In Von Duprin LLC v. Moran Elec. Serv., Inc., No. 116CV01942TWPDML, 2019 WL 535752 (S.D. Ind. Feb. 11, 2019), the Southern District of Indiana addressed liabilities associated with a contaminated parcel, including the liability of its three up-gradient neighbors. Each of those parcels were owned and operated by various entities and all of the properties had various historic owners and operators who released chlorinated solvents into the groundwater. These separate releases, while from distinct source areas, formed a comingled contaminant plume. The plaintiff, the owner of the down-gradient parcel, filed a CERCLA section 107(a)(4)(B) and 113(g)(2) action against the three neighbors. That complaint was answered by counterclaims and cross-claims. Each of the parties moved for summary judgment on liability.
Several defendants sought summary judgment on divisibility. One defendant argued that the harm caused by the comingled plume was divisible, and therefore, under Burlington N. & Santa Fe. Ry. Co. v. United States, 556 U.S. 599, 614 (2009) and United States v. NCR Corp., 688 F.3d 833, 838 (7th Cir. 2012), it was liable for only its share of contamination. The court applied the two-part test from NCR, namely that the court 1) must determine, as a question of law, that the harm at issue must be theoretically capable of apportionment, and 2) that if the harm is capable of apportionment, the fact finder must determine how to apportion the damages. Here the court held that, as a matter of law, the plaintiff had failed to offer facts to dispute whether the contamination came from distinct sources. As a result, the court held that the harm was theoretically capable of apportionment as a matter of law.

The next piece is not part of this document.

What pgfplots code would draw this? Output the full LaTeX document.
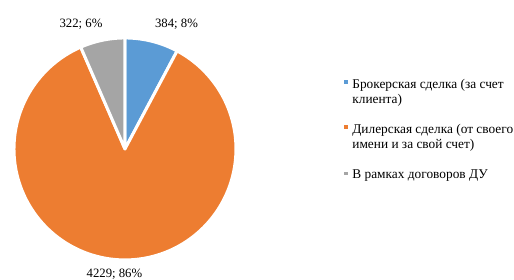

The remaining defendants sought summary judgment on allocation. The court rejected the argument that they should be allocated no percentage of the harm. In doing so, the court reiterated that the evidence offered by the plaintiff was sufficient to show that the plaintiff incurred response costs and, unlike the limited proportionate share advocated by one of the defendants, there were sufficient facts to assess some indeterminate amount of liability for those costs to the defendants. The allocation, thus, presented issues of fact that could not be resolved on summary judgment.
The defendants also sought summary judgment to establish that the Bona Fide Prospective Purchaser Defense (BFPP) shielded them from liability. The BFPP Defense allows landowners to avoid liability if they make “all appropriate inquiries” prior to purchasing the property and take reasonable steps thereafter to protect against exposure to previously released contaminants. “All appropriate inquiries” is generally satisfied by obtaining a Phase I Environmental Site Assessment prior to purchase. Here, the defendant did not have a Phase I, but the court held that the defense nonetheless applied. The court found that a party may satisfy the “all appropriate inquiries” requirement by conducting a Phase II Environmental Assessment and by acting to remedy the conditions identified by that assessment. Thus, the BFPP Defense shielded the defendant from liability even though there was no pre-purchase Phase I.